捜査一課長・佐伯、現場の刑事・丘本、謎の男・"松本"、3人の視点から描かれる。視点が変わりながら話が進むので、少し読みづらさはあるかもしれない。しかしこういう書き方にしなければならない訳がある。
今回は上手く作者にやられた感がある。何かがおかしいという違和感をもちつつ、その何かがわからないままラストまでいってしまった。だから最後、種明かしのところで驚きというよりなるほど感が大きかった。ずっと感じてた作品に対する違和感がはっきりした。

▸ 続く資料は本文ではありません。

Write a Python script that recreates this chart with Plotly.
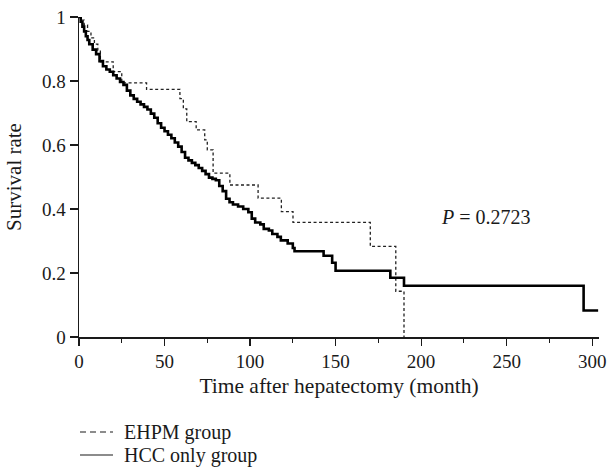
import plotly.graph_objects as go

# EHPM group (dashed) Kaplan-Meier steps
ehpm_time = [0, 1, 3, 5, 7, 9, 11, 12.5, 20, 25, 39.5, 59, 61, 63, 68.5, 73.5, 75, 78.4, 88.2, 104.7, 118.3, 125.1, 170.3, 185.2, 190]
ehpm_surv = [1.0, 0.99, 0.975, 0.955, 0.935, 0.915, 0.895, 0.86, 0.829, 0.794, 0.774, 0.745, 0.713, 0.673, 0.647, 0.616, 0.585, 0.512, 0.475, 0.434, 0.392, 0.358, 0.283, 0.143, 0.0]

# HCC only group (solid) Kaplan-Meier steps
hcc_time = [0, 1, 2, 3, 4, 5, 6, 8, 10, 12, 14, 16, 18, 20, 22, 24, 26, 28, 30, 32, 34, 36, 38, 40,
            42, 44, 46, 48, 50, 52, 54, 56, 58, 60, 62, 64, 66, 68, 70, 72, 74, 76, 78, 80, 82, 84,
            86, 88, 90, 93, 96, 99, 101, 103, 106, 108, 111, 113, 116, 118, 122, 125, 126, 143, 148,
            150, 182, 190, 295, 303.5]
hcc_surv = [1.0, 0.985, 0.97, 0.955, 0.94, 0.928, 0.915, 0.898, 0.884, 0.862, 0.846, 0.836, 0.829,
            0.818, 0.808, 0.797, 0.788, 0.770, 0.755, 0.744, 0.735, 0.727, 0.719, 0.711, 0.698, 0.685,
            0.668, 0.654, 0.643, 0.632, 0.621, 0.608, 0.595, 0.578, 0.560, 0.552, 0.544, 0.537, 0.528,
            0.519, 0.509, 0.498, 0.494, 0.490, 0.472, 0.456, 0.432, 0.421, 0.414, 0.408, 0.400, 0.390,
            0.370, 0.358, 0.352, 0.338, 0.333, 0.322, 0.313, 0.302, 0.292, 0.278, 0.268, 0.254, 0.232,
            0.207, 0.185, 0.160, 0.083, 0.083]

x_ticks = [0, 50, 100, 150, 200, 250, 300]
y_ticks = [0, 0.2, 0.4, 0.6, 0.8, 1]
y_ticklabels = ["0", "0.2", "0.4", "0.6", "0.8", "1"]
legend_names = ["EHPM group", "HCC only group"]

FONT = "Liberation Serif"
INK = "#1a1a1a"

fig = go.Figure()
fig.add_trace(go.Scatter(
    x=ehpm_time, y=ehpm_surv, mode="lines", line_shape="hv",
    line=dict(color="#222222", width=1.3, dash="3px,2.5px"),
    name=legend_names[0], cliponaxis=False, showlegend=False))
fig.add_trace(go.Scatter(
    x=hcc_time, y=hcc_surv, mode="lines", line_shape="hv",
    line=dict(color="#000000", width=2.6),
    name=legend_names[1], cliponaxis=False, showlegend=False))

fig.add_annotation(x=238, y=0.376, xref="x", yref="y", text="<i>P</i> = 0.2723",
                   showarrow=False, font=dict(family=FONT, size=20, color=INK))

# manual legend below the plot (paper coordinates)
# plot area: x 79..599 px, y 17..337 px
def px_x(p):
    return (p - 79) / 520.0

def px_y(p):
    return (337.0 - p) / 320.0

leg_rows = [(432, dict(color=INK, width=1.2, dash="6px,4px")),
            (455, dict(color=INK, width=1.2))]
for (ypx, ln), name in zip(leg_rows, legend_names):
    fig.add_shape(type="line", xref="paper", yref="paper",
                  x0=px_x(80), x1=px_x(113), y0=px_y(ypx), y1=px_y(ypx), line=ln)
    fig.add_annotation(xref="paper", yref="paper", x=px_x(122), y=px_y(ypx),
                       xanchor="left", yanchor="middle", text=name, showarrow=False,
                       font=dict(family=FONT, size=20, color=INK))

fig.update_layout(
    width=609, height=470,
    margin=dict(l=79, r=10, t=17, b=133, autoexpand=False),
    paper_bgcolor="white", plot_bgcolor="white",
    font=dict(family=FONT, size=19, color=INK),
    showlegend=False,
)
fig.update_xaxes(
    range=[0, 304], tickvals=x_ticks, ticks="outside", ticklen=7, tickwidth=1.2,
    tickcolor=INK, showline=True, linecolor=INK, linewidth=1.5,
    showgrid=False, zeroline=False, automargin=False,
    minor=dict(dtick=25, tick0=0, ticks="outside", ticklen=4, tickcolor=INK, tickwidth=1.2, showgrid=False),
    title=dict(text="Time after hepatectomy (month)", font=dict(family=FONT, size=21.5, color=INK), standoff=6),
    tickfont=dict(family=FONT, size=19, color=INK),
)
fig.update_yaxes(
    range=[0, 1], tickvals=y_ticks, ticktext=y_ticklabels, ticks="outside", ticklen=8,
    tickwidth=1.2, tickcolor=INK, showline=True, linecolor=INK, linewidth=1.5,
    showgrid=False, zeroline=False, automargin=False,
    title=dict(text="Survival rate", font=dict(family=FONT, size=21, color=INK), standoff=14),
    tickfont=dict(family=FONT, size=19, color=INK),
)

fig.write_html("out.html",
               config={"displayModeBar": False, "staticPlot": True},
               post_script="document.body.style.margin='0';document.body.style.overflow='hidden';")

違和感の正体がわかりすっきりするかというとそういうものでもない。むしろ余計に虚しさを感じてしまう。『慟哭』とうタイトル、まさにこの作品を一言で表したものだと思う。
事件の捜査、警察内の対立、マスコミとの軋轢、怪しげな新興宗教の暗部といった要素を盛り込みながら、作品の本質的には人間の内面にあるものを強く映し出している。特にその弱さや脆さ、孤独感といったものが鋭く抉り取られている。そのため作品全体を暗さとか重苦しさが覆っている。
ミステリーとしては異質、かなり面白いと感じた。内容が内容なので気持ちよく読めるというもではなかったが、特に心理描写の部分で惹きつけるものを感じた。
好き嫌いははっきり別れるだろうなと思う。少なくとも万人受けするタイプの作品じゃないだろう。私は天邪鬼なところがあるのでそこにも魅力を感じた。